The Sybaritic life of food and fulsome appreciation of the nearest star must surely be tempered from time to time with a soupçon of culture.  Yesterday it was with a visit to La Caixa Forum in Barcelona and a viewing of the exhibition “Portraits of the Belle Époque” – a period defined in this exhibition as the years from the 1880s to The Great War.

As is my wont I led Emma into the shop to buy the catalogue and was rather staggered to find that it was only available in hardback and cost a healthy €58!  On the positive side though, it was also available in English for once so I felt fully justified in buying it!

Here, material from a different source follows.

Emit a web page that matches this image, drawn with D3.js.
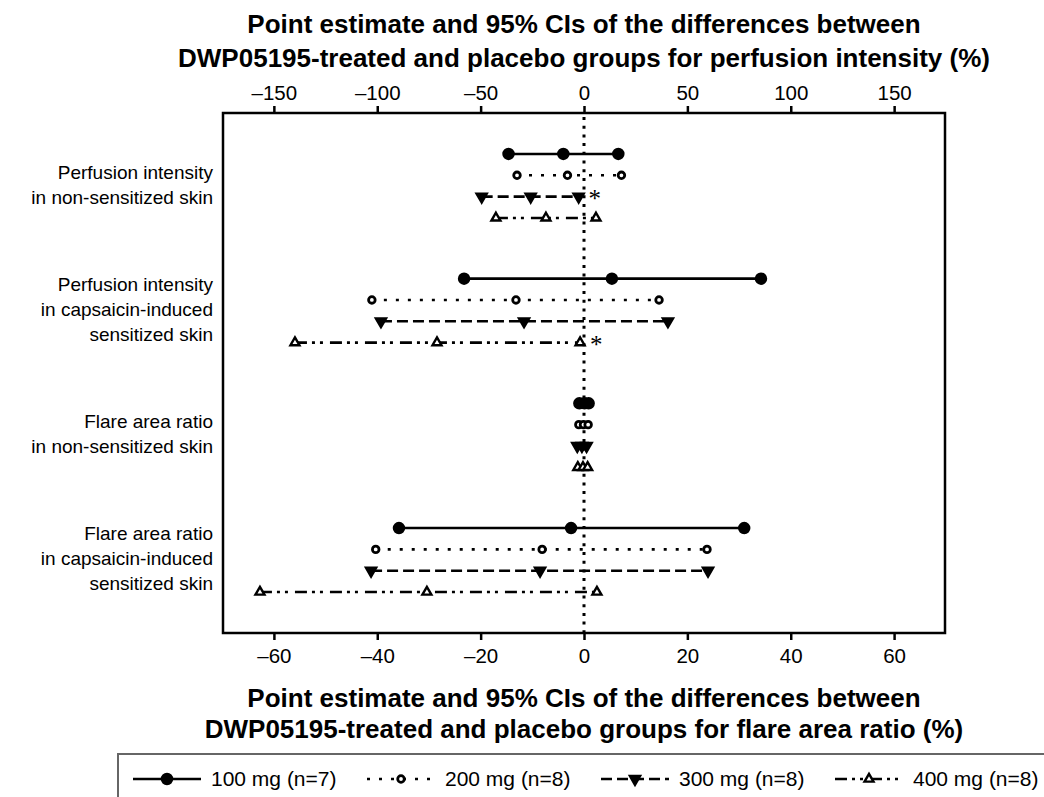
<!DOCTYPE html>
<html>
<head>
<meta charset="utf-8">
<script src="https://cdn.jsdelivr.net/npm/d3@7"></script>
<style>
  body { margin: 0; background: #fff; }
  svg { display: block; font-family: "Liberation Sans", Arial, sans-serif; }
</style>
</head>
<body>
<div id="chart"></div>
<script>
// outcome rows (each label split in lines)
const outcomes = [
    ['Perfusion intensity', 'in non-sensitized skin'],
    ['Perfusion intensity', 'in capsaicin-induced', 'sensitized skin'],
    ['Flare area ratio', 'in non-sensitized skin'],
    ['Flare area ratio', 'in capsaicin-induced', 'sensitized skin']
];
// which x axis each outcome is read on
const outcomeAxis = ['perfusion', 'perfusion', 'flare', 'flare'];

const doses = ['100 mg (n=7)', '200 mg (n=8)', '300 mg (n=8)', '400 mg (n=8)'];

// point estimates and 95% CI, one array per outcome, one value per dose
const lower = [
    [-36.5, -32.4, -49.5, -42.6],
    [-58.0, -102.6, -98.2, -139.8],
    [-0.9, -1.0, -1.3, -1.2],
    [-35.8, -40.3, -41.2, -62.7]
];
const estimate = [
    [-10.0, -8.0, -25.8, -18.4],
    [13.5, -32.9, -29.0, -71.1],
    [0.1, -0.1, -0.4, -0.2],
    [-2.5, -8.1, -8.5, -30.4]
];
const upper = [
    [16.6, 18.1, -2.6, 5.8],
    [85.6, 36.3, 40.6, -1.9],
    [0.9, 0.8, 0.5, 0.7],
    [31.0, 23.8, 24.0, 2.5]
];
const significant = [
    [false, false, true, false],
    [false, false, false, true],
    [false, false, false, false],
    [false, false, false, false]
];

const topTicks = [-150, -100, -50, 0, 50, 100, 150];
const bottomTicks = [-60, -40, -20, 0, 20, 40, 60];

const titleTop = ['Point estimate and 95% CIs of the differences between',
    'DWP05195-treated and placebo groups for perfusion intensity (%)'];
const titleBottom = ['Point estimate and 95% CIs of the differences between',
    'DWP05195-treated and placebo groups for flare area ratio (%)'];

// styles per dose
const doseStyle = [
    { dash: null, symbol: d3.symbolCircle, size: 80, fill: '#000', rotate: 0 },
    { dash: '3,9', symbol: d3.symbolCircle, size: 34, fill: '#fff', rotate: 0 },
    { dash: '11,5', symbol: d3.symbolTriangle, size: 45, fill: '#000', rotate: 180 },
    { dash: '12,5,3,5,3,7', symbol: d3.symbolTriangle, size: 35, fill: '#fff', rotate: 0 }
];

const W = 1044, H = 797;
const margin = { top: 113, right: 99, bottom: 164, left: 223 };

const svg = d3.select('#chart').append('svg')
    .attr('width', W)
    .attr('height', H);

const x0 = margin.left, x1 = W - margin.right;
const y0 = margin.top, y1 = H - margin.bottom;

const xTop = d3.scaleLinear().domain([-174.6, 174.6]).range([x0, x1]);
const xBottom = d3.scaleLinear().domain([-69.85, 69.85]).range([x0, x1]);
const xFor = { perfusion: xTop, flare: xBottom };

const yGroup = d3.scalePoint()
    .domain(d3.range(outcomes.length))
    .range([y0, y1])
    .padding(0.585);
const yDose = d3.scalePoint()
    .domain(d3.range(doses.length))
    .range([-32, 32]);

const fmt = d => d < 0 ? '\u2013' + Math.abs(d) : String(d);

// titles
svg.append('g').selectAll('text')
    .data(titleTop)
    .join('text')
    .attr('x', (x0 + x1) / 2)
    .attr('y', (d, i) => 33 + i * 34)
    .attr('text-anchor', 'middle')
    .style('font-size', '26px')
    .style('font-weight', 'bold')
    .text(d => d);

svg.append('g').selectAll('text')
    .data(titleBottom)
    .join('text')
    .attr('x', (x0 + x1) / 2)
    .attr('y', (d, i) => 707 + i * 31)
    .attr('text-anchor', 'middle')
    .style('font-size', '26px')
    .style('font-weight', 'bold')
    .text(d => d);

// axes
const topAxis = svg.append('g')
    .attr('transform', `translate(0,${y0})`)
    .call(d3.axisTop(xTop).tickValues(topTicks).tickSize(7).tickPadding(6).tickFormat(fmt));
const bottomAxis = svg.append('g')
    .attr('transform', `translate(0,${y1})`)
    .call(d3.axisBottom(xBottom).tickValues(bottomTicks).tickSize(7).tickPadding(8).tickFormat(fmt));
[topAxis, bottomAxis].forEach(a => {
    a.select('.domain').remove();
    a.selectAll('line').attr('stroke', '#000').attr('stroke-width', 2.5);
    a.selectAll('text')
        .attr('fill', '#000')
        .style('font-size', '20.5px')
        .style('font-family', '"Liberation Sans", Arial, sans-serif');
});

// zero reference line
svg.append('line')
    .attr('x1', xTop(0)).attr('x2', xTop(0))
    .attr('y1', y0 + 4).attr('y2', y1)
    .attr('stroke', '#000')
    .attr('stroke-width', 3)
    .attr('stroke-dasharray', '3,5.7');

// frame
svg.append('rect')
    .attr('x', x0).attr('y', y0)
    .attr('width', x1 - x0).attr('height', y1 - y0)
    .attr('fill', 'none')
    .attr('stroke', '#000')
    .attr('stroke-width', 2.5);

// row labels
const labels = svg.append('g').selectAll('text')
    .data(outcomes)
    .join('text')
    .attr('text-anchor', 'end')
    .style('font-size', '19px')
    .attr('fill', '#000');
labels.selectAll('tspan')
    .data((d, i) => d.map((t, j) => ({ t, j, n: d.length, i })))
    .join('tspan')
    .attr('x', 213)
    .attr('y', d => yGroup(d.i) - 1.5 + (d.j - (d.n - 1) / 2) * 25)
    .attr('dy', '0.35em')
    .text(d => d.t);

// CI rows
const rows = outcomes.flatMap((o, i) => doses.map((dose, k) => ({
    i, k,
    scale: xFor[outcomeAxis[i]],
    lo: lower[i][k], est: estimate[i][k], hi: upper[i][k],
    sig: significant[i][k]
})));

const rowG = svg.append('g').selectAll('g')
    .data(rows)
    .join('g')
    .attr('transform', d => `translate(0,${yGroup(d.i) + yDose(d.k)})`);

rowG.append('line')
    .attr('x1', d => d.scale(d.lo))
    .attr('x2', d => d.scale(d.hi))
    .attr('stroke', '#000')
    .attr('stroke-width', 2.6)
    .attr('stroke-dasharray', d => doseStyle[d.k].dash);

rowG.selectAll('path')
    .data(d => [d.lo, d.est, d.hi].map(v => ({ v, d })))
    .join('path')
    .attr('transform', p => `translate(${p.d.scale(p.v)},0) rotate(${doseStyle[p.d.k].rotate})`)
    .attr('d', p => d3.symbol(doseStyle[p.d.k].symbol, doseStyle[p.d.k].size)())
    .attr('fill', p => doseStyle[p.d.k].fill)
    .attr('stroke', '#000')
    .attr('stroke-width', p => p.d.k === 1 ? 2.8 : 2.4);

// significance marks
rowG.filter(d => d.sig)
    .append('text')
    .attr('x', d => d.scale(d.hi) + 10)
    .attr('y', 10)
    .style('font-family', '"Liberation Serif", "Times New Roman", serif')
    .style('font-size', '25px')
    .text('*');

// legend
const legendY = 754;
const legendX = d3.scalePoint().domain(d3.range(doses.length)).range([133, 835]);

svg.append('path')
    .attr('d', `M118,${H + 5}V${legendY}H${W + 5}`)
    .attr('fill', 'none')
    .attr('stroke', '#666')
    .attr('stroke-width', 2);

const legItem = svg.append('g').selectAll('g')
    .data(doses)
    .join('g')
    .attr('transform', (d, k) => `translate(${legendX(k)},${legendY + 25})`);

legItem.append('line')
    .attr('x1', 0).attr('x2', 68)
    .attr('stroke', '#000')
    .attr('stroke-width', 2.6)
    .attr('stroke-dasharray', (d, k) => doseStyle[k].dash);

legItem.append('path')
    .attr('transform', (d, k) => `translate(34,0) rotate(${doseStyle[k].rotate})`)
    .attr('d', (d, k) => d3.symbol(doseStyle[k].symbol, doseStyle[k].size)())
    .attr('fill', (d, k) => doseStyle[k].fill)
    .attr('stroke', '#000')
    .attr('stroke-width', (d, k) => k === 1 ? 2.8 : 2.4);

legItem.append('text')
    .attr('x', 78)
    .attr('dy', '0.35em')
    .style('font-size', '21px')
    .text(d => d);
</script>
</body>
</html>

The exhibition was divided into sections from “Self-portrait” to “Crisis” which included a typically assured portrait by John Singer Sargent in the first section to a primitive mask-like painting by Kirchner in the last in the year of the start of World War I.

This was a fascinating exhibition with a stimulating selection of works.  It was not overwhelmingly large but gave enough to justify a self-congratulatory menu del dia in the restaurant attached to the gallery.

Highlights for me included the extraordinary portrait of Asher Wertheimer the art dealer by his friend Sargent which could almost serve as a portrait for Nazi anti-Semitic propaganda as Wertheimer is presented as a shark-like business man whose cold calculating stare makes you feel that you are unlikely to get the better of him!

Asta Nørregaard’s “In the studio” is an exceptional painting of great stillness with a delicacy of lighting effects which are captured with amazing confidence.  It is a subdued canvas but immensely satisfying with the tress seen through the barred window of the studio counter balancing the trim figure of the artist in a harmonious composition.

Munch, Sorolla, Casas, Zoen, Boldoni, Repin, Kokoschka, Schiele, Anglada-Camarasa and Toulouse-Lautrec all figured in an exhibition that I would recommend without reservation.  And it was free!

After lunch we wandered around the Gothic Quarter where I bought more books and Emma bought a pair of embroidered pumps made by the Barcelona house of Cuesto.

In spite of being prostrate with exhaustion on our return to Castelldefels, the invigorating effect of a shower enabled us to attempt more of the Ruta de Tapas with the result that I am down to single figures of those tapas which are left!

We were frustrated in our attempt to get one of the more “distant” establishments ticked off the list when we found, after scaling the one-in-one heights of upper Castelldefels to find the obscure restaurant that it was closed on Mondays!

The end though, is in sight and I am bolstered in my determination by the stated support of Andrew and Stewart to aid me in my quest!

Although it is sunny at the moment we are promised (well, 40% promised) thunderstorms at some point in the day.  Yet another case of the Pathetic Fallacy as the summer holidays come to an end!